第17回大会は、ダカールラリーの歴史上初めてスタート地点がパリから移され、スペイン南部のグラナダを起点とする「グラナダ~ダカール」になった。新しい試みとして12月26日にミラノ(イタリア)とブリュッセル(ベルギー)から、27日にはパリ(フランス)から、そして28日にはバルセロナ(スペイン)からのプレ・スタートが切られ、車検会場のあるグラナダへ集結した。ラリーはグラナダをスタートすると、ジブラルタル海峡を渡ってモロッコからアフリカに上陸。西サハラ地域を経由してモーリタニアへ入り、同国北部最大の都市ズエラで休息日をとる。後半戦は南下してセネガルに至ったあと、さらにギニア北西のラベをかすめてからセネガルのダカールにゴールするという総走行距離7,526km、うち競技区間(SS)5,712kmで行われた。

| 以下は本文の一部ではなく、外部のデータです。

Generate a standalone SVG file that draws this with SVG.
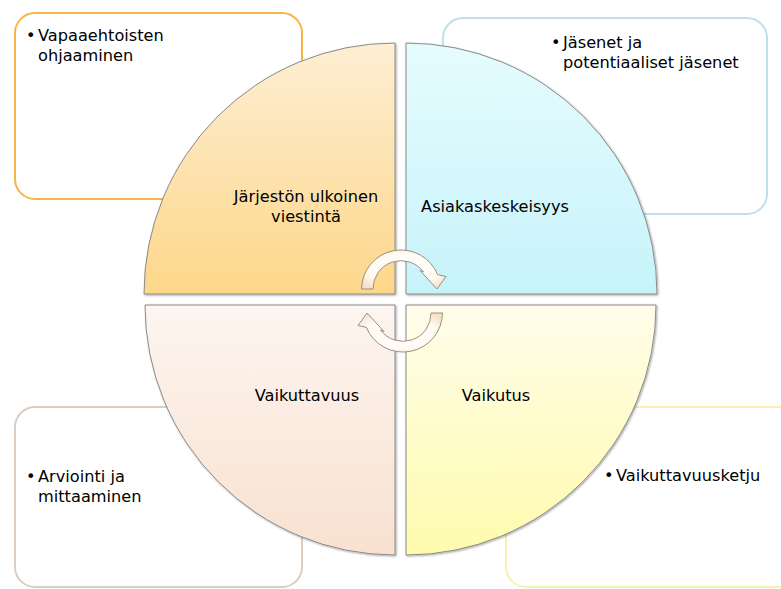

シトロエンの圧倒的な走破性に対抗すべく、第17回大会に向けて改良型プロトタイプと、シトロエン並みの最低地上高とホイールストロークをもつ新型プロトタイプの2種類の95年モデルを開発した。三菱自動車チームは、新型をサビー、改良型を篠塚とフォントネが走らせる3台体制で参戦。また、前年に引き続き増岡とポンサワンがT2仕様のパジェロ・ショートで出場した。砂漠での走破性を重視した新型プロトタイプは、トレッドとホイールベースを延長し、2mを超えるワイドボディとなった。フロントのタイヤサイズは従来通り18インチだが、リヤはエアボリュームが多く、衝撃吸収性に優れる16インチに変更したのもこの年から。スペアは新型プロトタイプも4本積みだが、ロングホイールベースに対するランプブレークアングルを確保のため、サイドシル間の搭載を止め、4本を全てリヤカウル内に搭載する。一方、4G63型ガソリンターボエンジンはストロークを延長して排気量を2.4Lに拡大。加えてレスポンスの向上のため二次エア導入システムを採用した。4.5mmの吸入口径規制のため最高出力350PSで不変だが、最大トルクは60kg-mとさらに増強された。
ラリーはシトロエンとパジェロの一騎打ちとなる。トップを行くシトロエンのバタネンがクラッシュにより後退すると、シトロエンのラルティーグとパジェロのサビーが激しいトップ争いを繰り広げたが、後半戦のセネガル東部バケルへのステージでサビーがサスペンショントラブルに見舞われて決着。結局サビーは総合2位となり、篠塚が3位、フォントネも4位と続いてダカールにゴールした。また、市販車改造クラスではポンサワンと増岡が1-2フィニッシュを達成し、パジェロは3年連続7度目の同クラス制覇を達成、総合でも9、10位と健闘した。なお、前年まで二輪部門に出場し、今回、パジェロのT1仕様で四輪デビューを果たした女性ドライバー、ユタ・クラインシュミット(ドイツ)は同クラス2位、女性部門1位の成績で見事完走している。